West Texas Intermediate crude for February delivery rose 62 cents to close US$94.99 a barrel on the New York Mercantile Exchange. The February contract expires later Tuesday and most trading has moved to the March contract, which was up 38 cents at US$94.97.
Meanwhile, natural gas futures rose 11 cents, or 2.5 per cent, to US$4.43 per thousand cubic feet as a swirling snowstorm clobbered the U.S. mid-Atlantic region and the Northeast on Tuesday.
The continued cold weather means greater demand for natural gas to keep homes warm.
Meanwhile, the Chinese central bank announced late in the day it would inject additional money into the financial system, reducing fears of a credit squeeze. That helped to offset lingering concerns after Monday's report of slowing economic growth in China.
Also, the International Energy Agency raised its demand forecast for 2014 by 90,000 barrels a day and now sees global appetite for crude reaching 92.5 million barrels a day.

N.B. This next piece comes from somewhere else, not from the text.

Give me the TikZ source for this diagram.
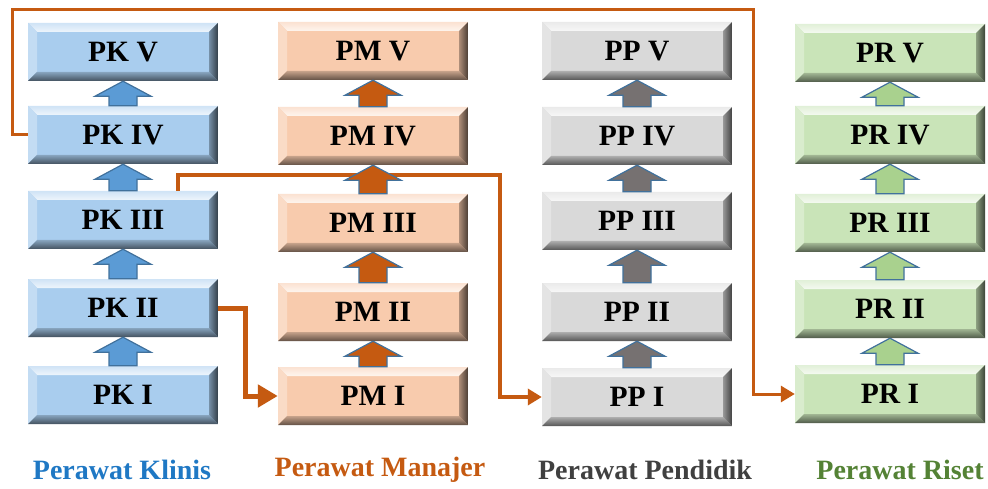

Though it remains fragile, demand from Western industrialized countries is set to rise for the first time since 2010, the Paris-based IEA said, while also noting that domestic crude production in the United States in 2013 was 990,000 barrels a day higher than a year earlier.
This increase was "one of the largest annual gains on record for any country" and helped offset the impact of supply declines at other sources, like Libya and Iran, the IEA said.
"Global oil demand growth appears to have gradually gained momentum in the last 18 months, driven by economic recovery in the developed world," the IEA said in its monthly report on the oil market.
Brent crude, used to set prices for international varieties of crude, gained 38 cents to US$106.73 on the ICE exchange in London.
In other energy futures trading on Nymex, wholesale gasoline was flat at US$2.62 a U.S. gallon (3.79 litres) and heating oil fell one cent to US$3.01 a gallon.